Blue Sky Objective Review on Lizzyville

In PressJune 23, 2006 – 1:58 pm

Who doesn’t love a good synth pad? Even in the midst of electronica’s rising popularity, the more elegant sound effects of the earliest video games aren’t employed enough; it’s astounding what millenial production can do for what was already done twenty years ago. The skeletal formula is as follows: remastery + ProTools + youthful approach + Northern Europe + Saturn-centric thinking = average electronic album.
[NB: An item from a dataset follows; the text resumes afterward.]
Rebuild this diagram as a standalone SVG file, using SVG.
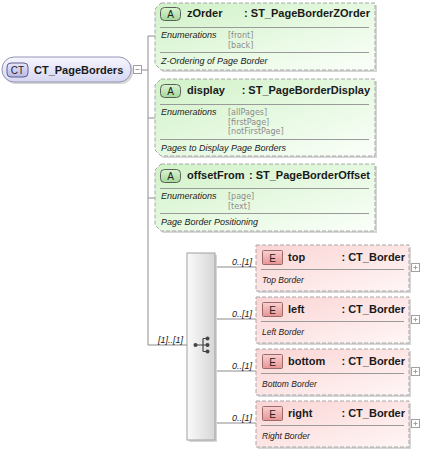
<svg xmlns="http://www.w3.org/2000/svg" width="421" height="452" viewBox="0 0 421 452">
<style>
.bg{fill:#ffffff}
.conn{stroke:#8c8c8c;stroke-width:1;fill:none}
.shadow{fill:#d6d6d6}
.attr{fill:url(#gA);stroke:#a8a8a8;stroke-width:1;stroke-dasharray:4,2}
.elem{fill:url(#gE);stroke:#a8a8a8;stroke-width:1;stroke-dasharray:4,2}
.sep{stroke:#9a9a9a;stroke-width:1}
.name{font-family:"Liberation Sans",Arial,sans-serif;font-size:11px;font-weight:bold;fill:#1a1a1a}
.badge{font-family:"Liberation Sans",Arial,sans-serif;font-size:10px;fill:#222;text-anchor:middle}
.lbl{font-family:"Liberation Sans",Arial,sans-serif;font-size:9px;font-style:italic;fill:#222}
.enum{font-family:"DejaVu Sans",Verdana,sans-serif;font-size:8px;fill:#8c8c8c}
.adesc{font-family:"Liberation Sans",Arial,sans-serif;font-size:9px;font-style:italic;fill:#222}
.desc{font-family:"Liberation Sans",Arial,sans-serif;font-size:8.5px;font-style:italic;fill:#222}
.card{font-family:"Liberation Sans",Arial,sans-serif;font-size:9px;font-style:italic;fill:#222;text-anchor:end}
.bA{fill:url(#gBA);stroke:#5e5e5e;stroke-width:1}
.bE{fill:url(#gBE);stroke:#9a6a6a;stroke-width:1}
.pm{fill:#ffffff;stroke:#a0a0a0;stroke-width:1}
.pml{stroke:#a0a0a0;stroke-width:1}
.dot{fill:#444}
.ico{stroke:#444;stroke-width:1.2;fill:none}
</style>
<defs>
<linearGradient id="gA" x1="0" y1="0" x2="1" y2="1">
<stop offset="0" stop-color="#d0f2c7"/>
<stop offset="1" stop-color="#fbfffa"/>
</linearGradient>
<linearGradient id="gE" x1="0" y1="0" x2="1" y2="1">
<stop offset="0" stop-color="#fbd4d4"/>
<stop offset="1" stop-color="#fff6f6"/>
</linearGradient>
<linearGradient id="gBA" x1="0" y1="0" x2="0" y2="1">
<stop offset="0" stop-color="#d8f4d0"/>
<stop offset="1" stop-color="#a4d89a"/>
</linearGradient>
<linearGradient id="gBE" x1="0" y1="0" x2="0" y2="1">
<stop offset="0" stop-color="#fbd0d0"/>
<stop offset="1" stop-color="#e89494"/>
</linearGradient>
<linearGradient id="gCT" x1="0" y1="0" x2="0" y2="1">
<stop offset="0" stop-color="#f6f6ff"/>
<stop offset="1" stop-color="#d6d6f2"/>
</linearGradient>
<linearGradient id="gBCT" x1="0" y1="0" x2="0" y2="1">
<stop offset="0" stop-color="#e6e6fc"/>
<stop offset="1" stop-color="#b8b8e8"/>
</linearGradient>
<linearGradient id="gS" x1="0" y1="0" x2="1" y2="0">
<stop offset="0" stop-color="#fafafa"/>
<stop offset="1" stop-color="#d6d6d6"/>
</linearGradient>
</defs>
<rect class="bg" x="0" y="0" width="421" height="452"/>

<g id="connectors">
<line class="conn" x1="142" y1="70" x2="148" y2="70"/>
<line class="conn" x1="148" y1="36" x2="148" y2="345"/>
<line class="conn" x1="148" y1="36" x2="155" y2="36"/>
<line class="conn" x1="148" y1="118" x2="155" y2="118"/>
<line class="conn" x1="148" y1="198" x2="155" y2="198"/>
<line class="conn" x1="148" y1="345" x2="187" y2="345"/>
<text class="card" x="183" y="343">[1]..[1]</text>
<line class="conn" x1="215" y1="267" x2="256" y2="267"/>
<line class="conn" x1="215" y1="319" x2="256" y2="319"/>
<line class="conn" x1="215" y1="371" x2="256" y2="371"/>
<line class="conn" x1="215" y1="423" x2="256" y2="423"/>
<text class="card" x="252" y="265">0..[1]</text>
<text class="card" x="252" y="317">0..[1]</text>
<text class="card" x="252" y="369">0..[1]</text>
<text class="card" x="252" y="421">0..[1]</text>
</g>

<g id="CT_PageBorders">
<rect class="shadow" x="4" y="59" width="129" height="25" rx="12"/>
<rect x="2" y="57" width="129" height="25" rx="12" fill="url(#gCT)" stroke="#9494b4" stroke-width="1"/>
<rect x="7" y="63" width="21" height="14" rx="4" fill="url(#gBCT)" stroke="#5e5e8a" stroke-width="1"/>
<text class="badge" x="17.5" y="74">CT</text>
<text class="name" x="34" y="73.5">CT_PageBorders</text>
<rect class="pm" x="133.5" y="65.5" width="8" height="8"/>
<line class="pml" x1="135.5" y1="69.5" x2="139.5" y2="69.5"/>
</g>

<g id="zOrder">
<path class="shadow" d="M163,5 H377 V72 H163 L157,66 V11 Z"/>
<path class="attr" d="M161,3 H375 V70 H161 L155,64 V9 Z"/>
<rect class="bA" x="160.5" y="7.5" width="20" height="13" rx="4"/>
<text class="badge" x="170.5" y="18">A</text>
<text class="name" x="187" y="17">zOrder</text>
<text class="name" x="370" y="17" text-anchor="end">: ST_PageBorderZOrder</text>
<line class="sep" x1="160" y1="27.5" x2="369" y2="27.5"/>
<text class="lbl" x="161" y="38">Enumerations</text>
<text class="enum" x="228" y="38">[front]</text>
<text class="enum" x="228" y="47.5">[back]</text>
<line class="sep" x1="160" y1="52.5" x2="369" y2="52.5"/>
<text class="adesc" x="161" y="64">Z-Ordering of Page Border</text>
</g>

<g id="display">
<path class="shadow" d="M163,81 H377 V158 H163 L157,152 V87 Z"/>
<path class="attr" d="M161,79 H375 V156 H161 L155,150 V85 Z"/>
<rect class="bA" x="160.5" y="84.5" width="20" height="13" rx="4"/>
<text class="badge" x="170.5" y="95">A</text>
<text class="name" x="187" y="94">display</text>
<text class="name" x="370" y="94" text-anchor="end">: ST_PageBorderDisplay</text>
<line class="sep" x1="160" y1="104.5" x2="369" y2="104.5"/>
<text class="lbl" x="161" y="115">Enumerations</text>
<text class="enum" x="228" y="115">[allPages]</text>
<text class="enum" x="228" y="124.5">[firstPage]</text>
<text class="enum" x="228" y="134">[notFirstPage]</text>
<line class="sep" x1="160" y1="139.5" x2="369" y2="139.5"/>
<text class="adesc" x="161" y="151">Pages to Display Page Borders</text>
</g>

<g id="offsetFrom">
<path class="shadow" d="M163,166 H377 V233 H163 L157,227 V172 Z"/>
<path class="attr" d="M161,164 H375 V231 H161 L155,225 V170 Z"/>
<rect class="bA" x="160.5" y="169.5" width="20" height="13" rx="4"/>
<text class="badge" x="170.5" y="180">A</text>
<text class="name" x="187" y="179">offsetFrom</text>
<text class="name" x="370" y="179" text-anchor="end">: ST_PageBorderOffset</text>
<line class="sep" x1="160" y1="188.5" x2="369" y2="188.5"/>
<text class="lbl" x="161" y="199">Enumerations</text>
<text class="enum" x="228" y="199">[page]</text>
<text class="enum" x="228" y="208.5">[text]</text>
<line class="sep" x1="160" y1="213.5" x2="369" y2="213.5"/>
<text class="adesc" x="161" y="225">Page Border Positioning</text>
</g>

<g id="sequence">
<rect class="shadow" x="189" y="255" width="28" height="187"/>
<rect x="187" y="253" width="28" height="187" fill="url(#gS)" stroke="#a0a0a0" stroke-width="1"/>
<path class="ico" d="M196,345 H203 M203,338.5 V351.5 M203,338.5 H207.5 M203,345 H207.5 M203,351.5 H207.5"/>
<circle class="dot" cx="195.5" cy="345" r="2"/>
<circle class="dot" cx="207.5" cy="338.5" r="2"/>
<circle class="dot" cx="207.5" cy="345" r="2"/>
<circle class="dot" cx="207.5" cy="351.5" r="2"/>
</g>

<g id="top">
<rect class="shadow" x="258" y="247" width="153" height="46"/>
<rect class="elem" x="256" y="245" width="153" height="46"/>
<rect class="bE" x="262.5" y="250.5" width="20" height="14" rx="1"/>
<text class="badge" x="272.5" y="261.5">E</text>
<text class="name" x="288" y="261">top</text>
<text class="name" x="405" y="261" text-anchor="end">: CT_Border</text>
<line class="sep" x1="261" y1="269.5" x2="404" y2="269.5"/>
<text class="desc" x="262" y="283">Top Border</text>
<rect class="pm" x="411.5" y="263.5" width="8" height="8"/>
<line class="pml" x1="413.5" y1="267.5" x2="417.5" y2="267.5"/>
<line class="pml" x1="415.5" y1="265.5" x2="415.5" y2="269.5"/>
</g>

<g id="left">
<rect class="shadow" x="258" y="299" width="153" height="46"/>
<rect class="elem" x="256" y="297" width="153" height="46"/>
<rect class="bE" x="262.5" y="302.5" width="20" height="14" rx="1"/>
<text class="badge" x="272.5" y="313.5">E</text>
<text class="name" x="288" y="313">left</text>
<text class="name" x="405" y="313" text-anchor="end">: CT_Border</text>
<line class="sep" x1="261" y1="321.5" x2="404" y2="321.5"/>
<text class="desc" x="262" y="335">Left Border</text>
<rect class="pm" x="411.5" y="315.5" width="8" height="8"/>
<line class="pml" x1="413.5" y1="319.5" x2="417.5" y2="319.5"/>
<line class="pml" x1="415.5" y1="317.5" x2="415.5" y2="321.5"/>
</g>

<g id="bottom">
<rect class="shadow" x="258" y="351" width="153" height="46"/>
<rect class="elem" x="256" y="349" width="153" height="46"/>
<rect class="bE" x="262.5" y="354.5" width="20" height="14" rx="1"/>
<text class="badge" x="272.5" y="365.5">E</text>
<text class="name" x="288" y="365">bottom</text>
<text class="name" x="405" y="365" text-anchor="end">: CT_Border</text>
<line class="sep" x1="261" y1="373.5" x2="404" y2="373.5"/>
<text class="desc" x="262" y="387">Bottom Border</text>
<rect class="pm" x="411.5" y="367.5" width="8" height="8"/>
<line class="pml" x1="413.5" y1="371.5" x2="417.5" y2="371.5"/>
<line class="pml" x1="415.5" y1="369.5" x2="415.5" y2="373.5"/>
</g>

<g id="right">
<rect class="shadow" x="258" y="403" width="153" height="46"/>
<rect class="elem" x="256" y="401" width="153" height="46"/>
<rect class="bE" x="262.5" y="406.5" width="20" height="14" rx="1"/>
<text class="badge" x="272.5" y="417.5">E</text>
<text class="name" x="288" y="417">right</text>
<text class="name" x="405" y="417" text-anchor="end">: CT_Border</text>
<line class="sep" x1="261" y1="425.5" x2="404" y2="425.5"/>
<text class="desc" x="262" y="439">Right Border</text>
<rect class="pm" x="411.5" y="419.5" width="8" height="8"/>
<line class="pml" x1="413.5" y1="423.5" x2="417.5" y2="423.5"/>
<line class="pml" x1="415.5" y1="421.5" x2="415.5" y2="425.5"/>
</g>
</svg>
But it’s perfectly acceptable to come from Chicago, like Nathan Koch, the man behind Emulsion, (and a good number of the artists featured on the this year’s brilliant compilation Idol Tryouts Two.) Koch’s Blue Sky Objective is a highly successful experiment, full of serious and quirky panpipes, far-reaching planetary bleeps and howls, sonar pulses and alien yawns, epic organ harmonies, moon boot plods, and his spaceship’s gritty spits, splutters, and scratches (commonly referred to as drums and their programmed cousins.)

That handful of emotive sound effects, inseparable from most people’s aural understanding of the universe, remains a part of the album from start to finish, to the degree that each song blends into the next like brief legs in a NASA mission. But with Earthbound titles like “Smeared Bus Window” and “King of 1998,” we’re forced to understand the music’s role as transpositions of thoughts on very mundane (read: mortal, time-sensitive) concerns like “Balloons And Centipedes.” Their creator is very much an Earthling, though he may confess to being an avid member of the San Francisco gaming scene before he started interpreting those background noises to the fullest extent of the law.

Emulsion’s debut is very much a glossily produced, neatly packaged, but nonetheless liberated set of songs. The tone of each is steadfastly echoic, bittersweet, and delicate, and the medium remains the same; Koch employs a set of tools, puts them to work in a boundless atmosphere, and only ties down visual and aural concepts by giving each song an everyday, user-friendly, if synthetic title, like “All Robots On Sale!”

It was personally impossible for me to empathize with Koch’s vision and interpretation, but impossible not to be affected by the results. The synthetic violins and bass countermelody on title track “Blue Sky Objective” is steeped in an ‘80s musical sensibility, but the flawless sound, modern innovations, and voice sampling are recognizably of the moment. And while in this particular moment there are a thousand Powerbooks being ordered about by the endlessly resourceful instruments attached to them, Emulsion’s has managed to surpass Laptop USA’s national average.